## THE TASK
Every line that holds the string "page" is to be identified and copied.

>> start DATA LINES

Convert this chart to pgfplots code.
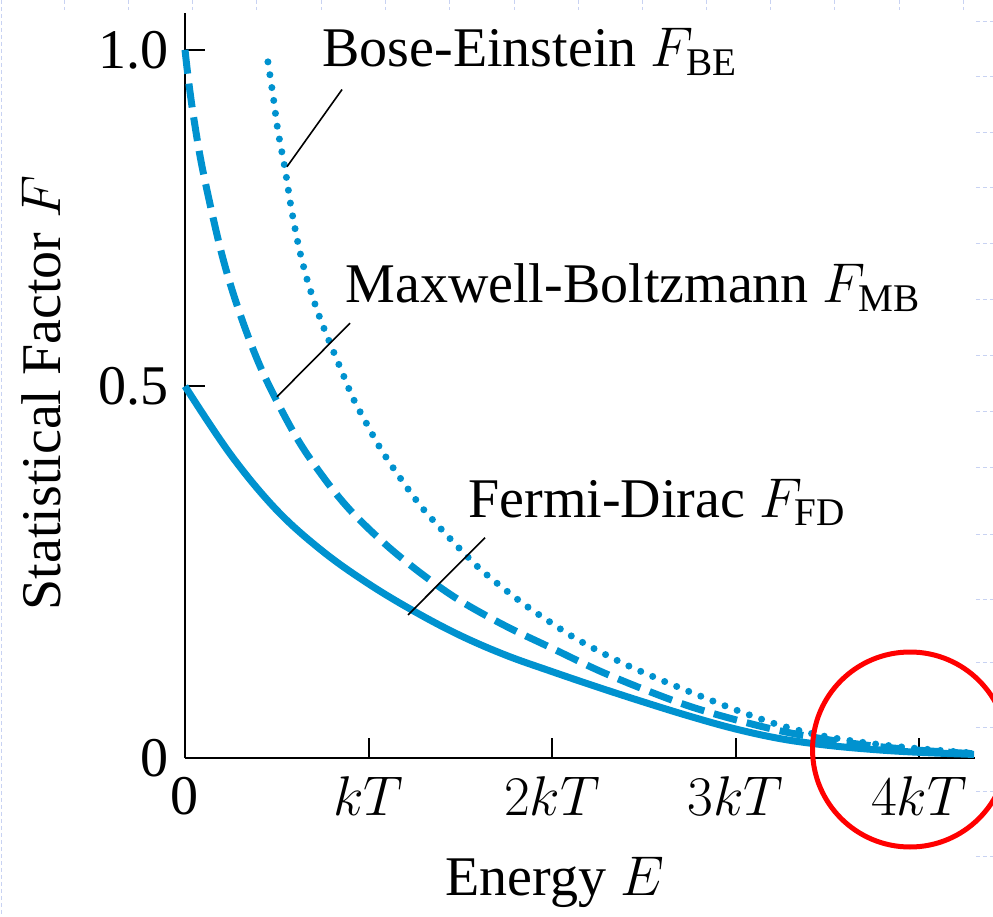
\RequirePackage{fix-cm}
\documentclass[border=0pt]{standalone}
\usepackage{amsmath}
\usepackage{fontspec}
\setmainfont{Liberation Serif}
\usepackage{pgfplots}
\pgfplotsset{compat=1.18}

\definecolor{sfblue}{RGB}{0,146,207}
\definecolor{faint}{RGB}{200,210,242}
\newcommand{\bigf}{\fontsize{28}{32}\selectfont}

\begin{document}
\begin{tikzpicture}
    \begin{axis}[
        scale only axis,
        width=395pt, height=372.5pt,
        xmin=0, xmax=4.305,
        ymin=0, ymax=1.052,
        axis x line=bottom, axis y line=left,
        axis line style={-, line width=1pt, black},
        tick align=inside,
        major tick length=10pt,
        tick style={black, line width=1pt},
        xtick={0,1,2,3,4},
        xticklabels={0,$kT$,$2kT$,$3kT$,$4kT$},
        ytick={0,0.525,1},
        yticklabels={0,0.5,1.0},
        /pgf/number format/assume math mode=true,
        ticklabel style={font=\bigf},
        xticklabel style={yshift=-6pt},
        yticklabel style={xshift=-4.5pt},
        xlabel={Energy $E$},
        ylabel={Statistical Factor $F$},
        xlabel style={font=\bigf, at={(axis description cs:0.468,-0.184)}, anchor=base},
        ylabel style={font=\bigf, at={(axis description cs:-0.158,0.49)}, anchor=base},
        clip=false,
    ]

    % Fermi-Dirac (solid)
    \addplot[sfblue, line width=3.5pt, smooth, tension=0.6] coordinates {
        (0,0.525) (0.25,0.428) (0.5,0.350) (0.75,0.292) (1.0,0.246)
        (1.25,0.207) (1.5,0.173) (1.75,0.145) (2.0,0.122) (2.25,0.100)
        (2.5,0.079) (2.75,0.059) (3.0,0.041) (3.25,0.027) (3.5,0.018)
        (3.75,0.012) (4.0,0.008) (4.3,0.005)
    };

    % Maxwell-Boltzmann (dashed)
    \addplot[sfblue, line width=3.5pt, smooth, tension=0.55, dash pattern=on 12pt off 5pt] coordinates {
        (0,1.0) (0.02,0.955) (0.05,0.900) (0.1,0.826) (0.2,0.712)
        (0.3,0.627) (0.425,0.544) (0.6,0.456) (0.75,0.398) (0.9,0.350)
        (1.1,0.300) (1.3,0.258) (1.5,0.222) (1.75,0.186) (2.0,0.155)
        (2.25,0.124) (2.5,0.097) (2.75,0.073) (3.0,0.054) (3.25,0.038)
        (3.5,0.026) (3.75,0.017) (4.0,0.011) (4.3,0.006)
    };

    % Bose-Einstein (dotted)
    \addplot[sfblue, line width=3.5pt, smooth, tension=0.55, line cap=round, dash pattern=on 0pt off 6.5pt] coordinates {
        (0.452,0.983) (0.480,0.935) (0.507,0.885) (0.545,0.832) (0.580,0.775)
        (0.620,0.722) (0.665,0.676) (0.719,0.633) (0.774,0.596) (0.856,0.545)
        (0.916,0.508) (0.992,0.471) (1.063,0.438) (1.155,0.402) (1.281,0.357)
        (1.390,0.325) (1.499,0.295) (1.608,0.267) (1.733,0.240) (1.864,0.214)
        (1.989,0.192) (2.114,0.171) (2.262,0.150) (2.409,0.131) (2.550,0.115)
        (2.698,0.099) (2.823,0.086) (2.970,0.071) (3.117,0.057) (3.259,0.045)
        (3.460,0.032) (3.695,0.022) (3.967,0.014) (4.294,0.007)
    };

    % leader lines and labels
    \draw[black, line width=0.8pt] (axis cs:0.856,0.944) -- (axis cs:0.556,0.835);
    \draw[black, line width=0.8pt] (axis cs:0.899,0.614) -- (axis cs:0.501,0.510);
    \draw[black, line width=0.8pt] (axis cs:1.635,0.311) -- (axis cs:1.215,0.202);

    \node[anchor=base west, inner sep=0pt, font=\bigf] at (axis cs:0.747,0.976) {Bose-Einstein $F_{\text{BE}}$};
    \node[anchor=base west, inner sep=0pt, font=\bigf] at (axis cs:0.872,0.643) {Maxwell-Boltzmann $F_{\text{MB}}$};
    \node[anchor=base west, inner sep=0pt, font=\bigf] at (axis cs:1.542,0.340) {Fermi-Dirac $F_{\text{FD}}$};

    % red highlight circle
    \draw[red, line width=2.5pt] (axis cs:3.951,0.012) circle[radius=48.75pt];

    \coordinate (O) at (axis cs:0,0);
    \end{axis}

    % faint slide guide marks around the edges (pixel grid of the page)
    \begin{scope}[shift={(O)}, xshift=-92.5pt, yshift=379pt, x=0.5pt, y=-0.5pt,
                  faint, line width=0.5pt, dash pattern=on 2pt off 1.5pt]
        \foreach \gx in {65,129,193,257,322,386,450,515,579,643,707,771,835,900,964}
            \draw (\gx,0) -- (\gx,10);
        \foreach \gy in {22,77,133,188,244,300,356,412,468,535,600,663,728,792,857}
            \draw (976,\gy) -- (993,\gy);
        \draw (2,0) -- (2,917);
    \end{scope}

    \pgfresetboundingbox
    \path (O) ++(-92.5pt,-79.5pt) rectangle ++(496.5pt,458.5pt);
\end{tikzpicture}
\end{document}
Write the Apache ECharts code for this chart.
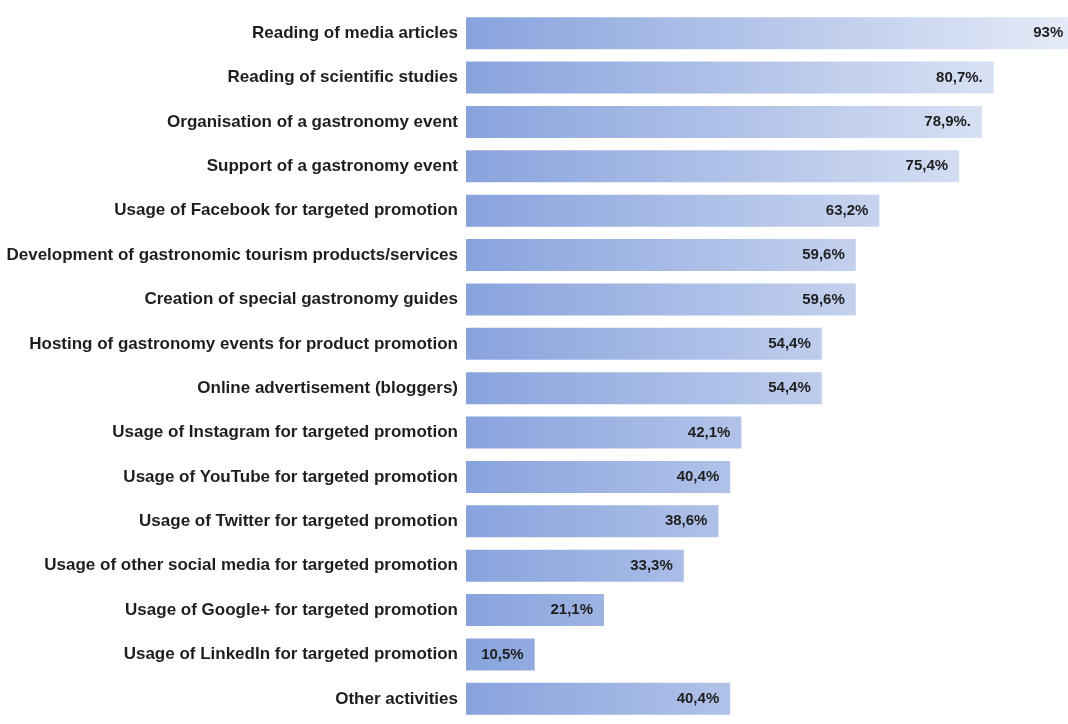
<!DOCTYPE html>
<html>
<head>
<meta charset="utf-8">
<script src="https://cdn.jsdelivr.net/npm/echarts@6/dist/echarts.min.js"></script>
<style>
html,body{margin:0;padding:0;background:#fff;}
#chart{width:1068px;height:724px;}
</style>
</head>
<body>
<div id="chart"></div>
<script>
const categories = [
  "Reading of media articles",
  "Reading of scientific studies",
  "Organisation of a gastronomy event",
  "Support of a gastronomy event",
  "Usage of Facebook for targeted promotion",
  "Development of gastronomic tourism products/services",
  "Creation of special gastronomy guides",
  "Hosting of gastronomy events for product promotion",
  "Online advertisement (bloggers)",
  "Usage of Instagram for targeted promotion",
  "Usage of YouTube for targeted promotion",
  "Usage of Twitter for targeted promotion",
  "Usage of other social media for targeted promotion",
  "Usage of Google+ for targeted promotion",
  "Usage of LinkedIn for targeted promotion",
  "Other activities"
];
const values = [93, 80.7, 78.9, 75.4, 63.2, 59.6, 59.6, 54.4, 54.4, 42.1, 40.4, 38.6, 33.3, 21.1, 10.5, 40.4];
const valueLabels = ["93%", "80,7%.", "78,9%.", "75,4%", "63,2%", "59,6%", "59,6%", "54,4%", "54,4%", "42,1%", "40,4%", "38,6%", "33,3%", "21,1%", "10,5%", "40,4%"];

const FONT = '"Liberation Sans", Arial, sans-serif';
const chart = echarts.init(document.getElementById('chart'));
chart.setOption({
  animation: false,
  grid: { left: 466, top: 11, right: 0, bottom: 3, containLabel: false },
  xAxis: {
    type: 'value', min: 0, max: 92.05,
    show: false
  },
  yAxis: {
    type: 'category',
    inverse: true,
    data: categories,
    axisLine: { show: false },
    axisTick: { show: false },
    axisLabel: {
      margin: 8,
      color: '#1e1e1e',
      fontFamily: FONT,
      fontWeight: 'bold',
      fontSize: 17
    }
  },
  series: [{
    type: 'bar',
    data: values,
    clip: false,
    barCategoryGap: '28%',
    itemStyle: {
      color: {
        type: 'linear', x: 466, y: 0, x2: 1068, y2: 0, global: true,
        colorStops: [
          { offset: 0, color: '#88a3dd' },
          { offset: 1, color: '#e4eaf7' }
        ]
      }
    },
    label: {
      show: true,
      position: 'insideRight',
      distance: 11,
      color: '#1e1e1e',
      fontFamily: FONT,
      fontWeight: 'bold',
      fontSize: 15,
      formatter: p => valueLabels[p.dataIndex]
    }
  }]
});
</script>
</body>
</html>
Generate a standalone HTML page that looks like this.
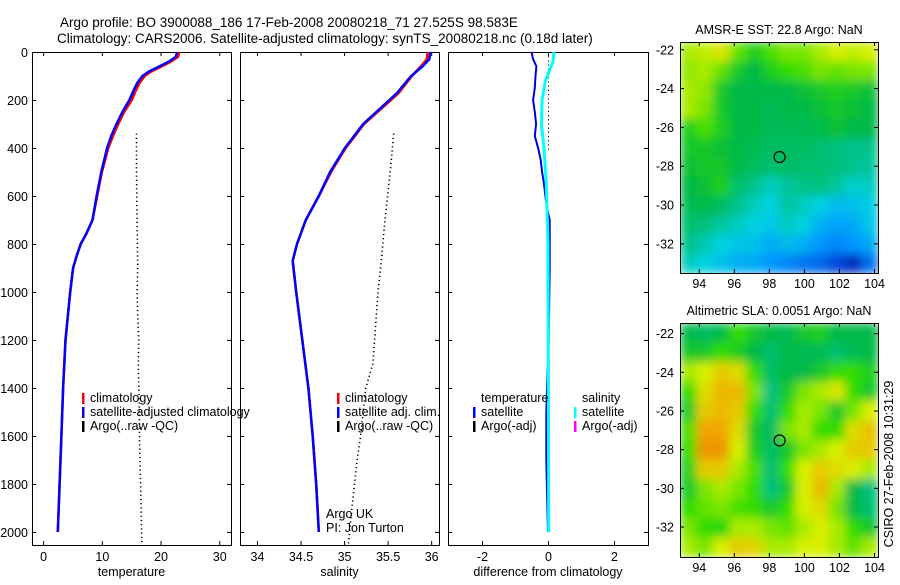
<!DOCTYPE html>
<html><head><meta charset="utf-8"><style>
html,body{margin:0;padding:0;background:#fff}
svg text{font-family:"Liberation Sans",sans-serif;fill:#000}
</style></head><body>
<svg id="fig" xmlns="http://www.w3.org/2000/svg" width="900" height="580" viewBox="0 0 900 580">
<defs>
<filter id="smooth" x="0" y="0" width="1" height="1"><feGaussianBlur stdDeviation="5" edgeMode="duplicate"/></filter>
<clipPath id="clipTop"><rect x="680" y="42" width="198" height="231"/></clipPath>
<clipPath id="clipBot"><rect x="680" y="323" width="198" height="234"/></clipPath>
</defs>
<text x="60" y="27" font-size="13.5">Argo profile: BO 3900088_186 17-Feb-2008 20080218_71 27.525S 98.583E</text>
<text x="57" y="43" font-size="13.5">Climatology: CARS2006. Satellite-adjusted climatology: synTS_20080218.nc (0.18d later)</text>
<text transform="translate(893,464) rotate(-90)" text-anchor="middle" font-size="12.5">CSIRO 27-Feb-2008 10:31:29</text>
</svg>
<script>
// ---- data ----
const depthTick = [0,200,400,600,800,1000,1200,1400,1600,1800,2000];
const tempClimDepth = [0,20,40,60,80,100,130,160,200,250,300,350,400,500,600,700,760,800,850,900,1000,1200,1400,1600,1800,2000];
const tempClim = [23.2,23.0,21.8,20.2,18.5,17.3,16.4,15.8,15.1,13.8,12.8,11.9,11.1,10.0,9.2,8.4,7.3,6.4,5.7,5.1,4.6,3.8,3.4,3.1,2.8,2.5];
const tempSat = [22.8,22.6,21.4,19.8,18.1,16.9,16.0,15.4,14.7,13.5,12.5,11.6,10.9,9.9,9.1,8.4,7.3,6.4,5.7,5.1,4.6,3.8,3.4,3.1,2.8,2.5];
const argoDepth = [340,500,700,900,1000,1100,1200,1300,1400,1500,1600,1700,1800,1900,2050];
const argoTemp = [15.9,15.9,16.0,16.1,16.0,16.1,16.3,16.2,16.3,16.4,16.4,16.5,16.6,16.7,16.8];
const salClimDepth = [0,30,60,100,170,200,300,400,500,600,700,800,870,1000,1200,1400,1600,1800,2000];
const salClim = [35.96,35.95,35.88,35.78,35.63,35.54,35.23,35.02,34.85,34.71,34.56,34.46,34.41,34.45,34.52,34.59,34.64,34.68,34.71];
const salSat = [35.99,35.98,35.90,35.77,35.61,35.52,35.22,35.01,34.84,34.71,34.56,34.46,34.41,34.45,34.52,34.59,34.64,34.68,34.71];
const argoSal = [35.57,35.53,35.47,35.42,35.39,35.37,35.35,35.33,35.25,35.22,35.19,35.15,35.12,35.09,35.05];
const dTempDepth = [0,30,60,100,150,200,250,300,350,400,450,500,550,600,650,700,900,1200,1500,1700,2000];
const dTemp = [-0.5,-0.45,-0.35,-0.38,-0.4,-0.45,-0.4,-0.36,-0.4,-0.3,-0.22,-0.18,-0.12,-0.08,-0.03,0.05,0.05,0.02,-0.05,-0.05,0.0];
const dSalDepth = [0,40,75,120,200,300,400,550,800,1200,2000];
const dSal = [0.18,0.15,0.05,-0.08,-0.18,-0.2,-0.12,-0.05,0,0.01,0.02];
const tempTicks = [0,10,20,30];
const salTicks = [34,34.5,35,35.5,36];
const diffTicks = [-2,0,2];
const lonTicks = [94,96,98,100,102,104];
const latTicks = [-22,-24,-26,-28,-30,-32];
const sstGrid = [
[.60,.61,.63,.57,.53,.56,.58,.58,.60,.62,.61,.62],
[.59,.60,.57,.52,.50,.53,.55,.56,.58,.57,.58,.58],
[.60,.59,.52,.50,.50,.50,.50,.51,.52,.53,.52,.51],
[.60,.58,.52,.50,.50,.49,.50,.50,.51,.52,.51,.50],
[.53,.56,.53,.50,.50,.49,.49,.49,.50,.51,.50,.50],
[.52,.52,.51,.50,.49,.48,.48,.48,.47,.46,.45,.45],
[.51,.52,.52,.50,.48,.47,.48,.47,.47,.46,.45,.44],
[.50,.51,.53,.47,.45,.42,.44,.45,.46,.44,.41,.42],
[.49,.50,.48,.45,.42,.40,.44,.42,.40,.36,.37,.39],
[.47,.46,.44,.42,.40,.38,.42,.40,.34,.32,.33,.38],
[.45,.43,.40,.38,.37,.34,.36,.34,.30,.28,.30,.33],
[.42,.40,.37,.34,.33,.30,.28,.26,.24,.20,.12,.25]];
const slaGrid = [
[.50,.48,.50,.55,.52,.50,.49,.52,.53,.50,.50,.50],
[.52,.52,.55,.53,.50,.47,.50,.49,.49,.47,.49,.50],
[.60,.62,.66,.64,.55,.48,.50,.50,.52,.55,.55,.53],
[.55,.64,.68,.68,.58,.46,.52,.58,.60,.63,.55,.52],
[.52,.66,.68,.66,.55,.47,.55,.60,.58,.52,.58,.62],
[.56,.70,.70,.64,.52,.48,.58,.60,.55,.55,.64,.67],
[.55,.72,.72,.62,.53,.48,.52,.58,.60,.62,.66,.66],
[.53,.66,.66,.60,.56,.47,.55,.62,.66,.64,.62,.60],
[.52,.58,.60,.58,.55,.46,.52,.62,.68,.60,.50,.46],
[.55,.57,.58,.56,.55,.52,.55,.62,.64,.58,.50,.47],
[.58,.55,.54,.60,.60,.58,.57,.60,.62,.60,.55,.52],
[.60,.58,.62,.66,.65,.60,.60,.62,.62,.60,.57,.60]];
const floatLon = 98.583, floatLat = -27.525;

// ---- drawing ----
const NS="http://www.w3.org/2000/svg", svg=document.getElementById('fig');
function el(tag,attrs,parent){const e=document.createElementNS(NS,tag);for(const k in attrs)e.setAttribute(k,attrs[k]);(parent||svg).appendChild(e);return e;}
const PT=52, PB=545;
const yD=d=>PT+d*0.24;

function panel(name,x0,x1,xmin,xmax,xticks,xlabel,yLabels){
  const g=el('g',{});
  
  
  const xs=v=>x0+(v-xmin)/(xmax-xmin)*(x1-x0);
  const f=el('rect',{x:x0+0.5,y:PT+0.5,width:x1-x0,height:PB-PT,fill:'none',stroke:'#000','stroke-width':1},g);
  
  
  depthTick.forEach(d=>{
    const y=yD(d)+0.5;
    el('line',{x1:x0,x2:x0+4,y1:y,y2:y,stroke:'#000'},g);
    el('line',{x1:x1-4,x2:x1,y1:y,y2:y,stroke:'#000'},g);
    if(yLabels){const t=el('text',{x:x0-4,y:y+4.5,'text-anchor':'end','font-size':12.5},g);t.textContent=d;
      
      }
  });
  xticks.forEach(v=>{
    const x=xs(v)+0.5;
    el('line',{x1:x,x2:x,y1:PT,y2:PT+4,stroke:'#000'},g);
    el('line',{x1:x,x2:x,y1:PB-4,y2:PB,stroke:'#000'},g);
    const t=el('text',{x:x,y:PB+16,'text-anchor':'middle','font-size':12.5},g);t.textContent=v;
    
    
  });
  const lb=el('text',{x:(x0+x1)/2,y:576,'text-anchor':'middle','font-size':12.5},g);lb.textContent=xlabel;
  
  
  return {g,xs};
}
function line(p,depths,vals,color,w,name,dash){
  const pts=depths.map((d,i)=>p.xs(vals[i]).toFixed(1)+','+yD(d).toFixed(1)).join(' ');
  const l=el('polyline',{points:pts,fill:'none',stroke:color,'stroke-width':w,'stroke-dasharray':dash||'none'},p.g);
  
  
}
function legend(p,x,y,color,label,name){
  el('rect',{x:x,y:y-9,width:2.5,height:11,fill:color},p.g);
  const t=el('text',{x:x+8,y:y,'font-size':12.5},p.g);t.textContent=label;
  
  
}
const p1=panel('temperature-panel',32,231,-1.9,32,tempTicks,'temperature',true);
line(p1,argoDepth,argoTemp,'#000',1.6,'argo-temperature','1.2 3');
line(p1,tempClimDepth,tempClim,'#f00',2.5,'climatology-temperature');
line(p1,tempClimDepth,tempSat,'#00f',2.5,'satellite-temperature');
legend(p1,82,402,'#f00','climatology','legend-climatology');
legend(p1,82,416,'#00f','satellite-adjusted climatology','legend-satellite');
legend(p1,82,430,'#000','Argo(..raw -QC)','legend-argo');

const p2=panel('salinity-panel',240,439,33.805,36.09,salTicks,'salinity',false);
line(p2,argoDepth,argoSal,'#000',1.6,'argo-salinity','1.2 3');
line(p2,salClimDepth,salClim,'#f00',2.5,'climatology-salinity');
line(p2,salClimDepth,salSat,'#00f',2.5,'satellite-salinity');
legend(p2,337,402,'#f00','climatology','legend-climatology');
legend(p2,337,416,'#00f','satellite adj. clim.','legend-satellite');
legend(p2,337,430,'#000','Argo(..raw -QC)','legend-argo');
const a1=el('text',{x:326,y:518,'font-size':12.5},p2.g);a1.textContent='Argo UK';


const a2=el('text',{x:326,y:532,'font-size':12.5},p2.g);a2.textContent='PI: Jon Turton';



const p3=panel('difference-panel',448,648,-3.03,3.03,diffTicks,'difference from climatology',false);
el('line',{x1:p3.xs(0)+0.5,x2:p3.xs(0)+0.5,y1:PT,y2:150,stroke:'#000','stroke-dasharray':'1.2 3'},p3.g);
line(p3,dTempDepth,dTemp,'#0000e0',2,'temperature-difference');
line(p3,dSalDepth,dSal,'#00ffff',3,'salinity-difference');
const t1=el('text',{x:481,y:402,'font-size':12.5},p3.g);t1.textContent='temperature';


const t2=el('text',{x:582,y:402,'font-size':12.5},p3.g);t2.textContent='salinity';


legend(p3,473,416,'#00f','satellite','legend-temp-satellite');
legend(p3,473,430,'#000','Argo(-adj)','legend-temp-argo');
legend(p3,574,416,'#00ffff','satellite','legend-sal-satellite');
legend(p3,574,430,'#ff00ff','Argo(-adj)','legend-sal-argo');

// maps
const cmapStops=[[0,[0,0,140]],[0.2,[0,70,220]],[0.3,[0,150,255]],[0.4,[0,210,225]],[0.45,[0,195,140]],[0.5,[0,185,70]],[0.55,[50,220,0]],[0.62,[215,240,0]],[0.7,[240,165,0]],[0.8,[230,80,0]],[1,[150,0,0]]];
function cmap(v){
  for(let i=1;i<cmapStops.length;i++){const [a,ca]=cmapStops[i-1],[b,cb]=cmapStops[i];
    if(v<=b){const t=(v-a)/(b-a);return 'rgb('+ca.map((c,k)=>Math.round(c+(cb[k]-c)*t)).join(',')+')';}}
  return 'rgb(150,0,0)';
}
function map(name,top,bot,lat0,lat1,grid,title,clip){
  const x0=680,x1=878,lon0=92.9,lon1=104.2;
  const g=el('g',{});
  
  
  const xs=v=>x0+(v-lon0)/(lon1-lon0)*(x1-x0);
  const ys=v=>top+(lat0-v)/(lat0-lat1)*(bot-top);
  const cg=el('g',{'clip-path':'url(#'+clip+')'},g);
  const hg=el('g',{filter:'url(#smooth)'},cg);
  const rows=grid.length,cols=grid[0].length,cw=(x1-x0)/cols,ch=(bot-top)/rows;
  grid.forEach((row,r)=>row.forEach((v,c)=>{
    const cell=el('rect',{x:x0+c*cw,y:top+r*ch,width:cw+0.6,height:ch+0.6,fill:cmap(v)},hg);
    
    
  }));
  el('rect',{x:x0+0.5,y:top+0.5,width:x1-x0,height:bot-top,fill:'none',stroke:'#000'},g);
  lonTicks.forEach(v=>{const x=xs(v);
    el('line',{x1:x,x2:x,y1:top,y2:top+4,stroke:'#000'},g);el('line',{x1:x,x2:x,y1:bot-4,y2:bot,stroke:'#000'},g);
    const t=el('text',{x:x,y:bot+15,'text-anchor':'middle','font-size':12.5},g);t.textContent=v;
    
    });
  latTicks.forEach(v=>{const y=ys(v);
    el('line',{x1:x0,x2:x0+4,y1:y,y2:y,stroke:'#000'},g);el('line',{x1:x1-4,x2:x1,y1:y,y2:y,stroke:'#000'},g);
    const t=el('text',{x:x0-6,y:y+4.5,'text-anchor':'end','font-size':12.5},g);t.textContent=v;
    
    });
  const m=el('circle',{cx:xs(floatLon),cy:ys(floatLat),r:5.5,fill:'none',stroke:'#000','stroke-width':1.2},g);
  
  
  const tt=el('text',{x:(x0+x1)/2,y:top-8,'text-anchor':'middle','font-size':12.5},g);tt.textContent=title;
  
  
}
map('sst-map',42,273,-21.6,-33.5,sstGrid,'AMSR-E SST: 22.8 Argo: NaN','clipTop');
map('sla-map',323,557,-21.45,-33.55,slaGrid,'Altimetric SLA: 0.0051 Argo: NaN','clipBot');
</script>
</body></html>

>> end DATA LINES

## THE SOLUTION
    % faint slide guide marks around the edges (pixel grid of the page)
Generate a standalone HTML page that looks like this.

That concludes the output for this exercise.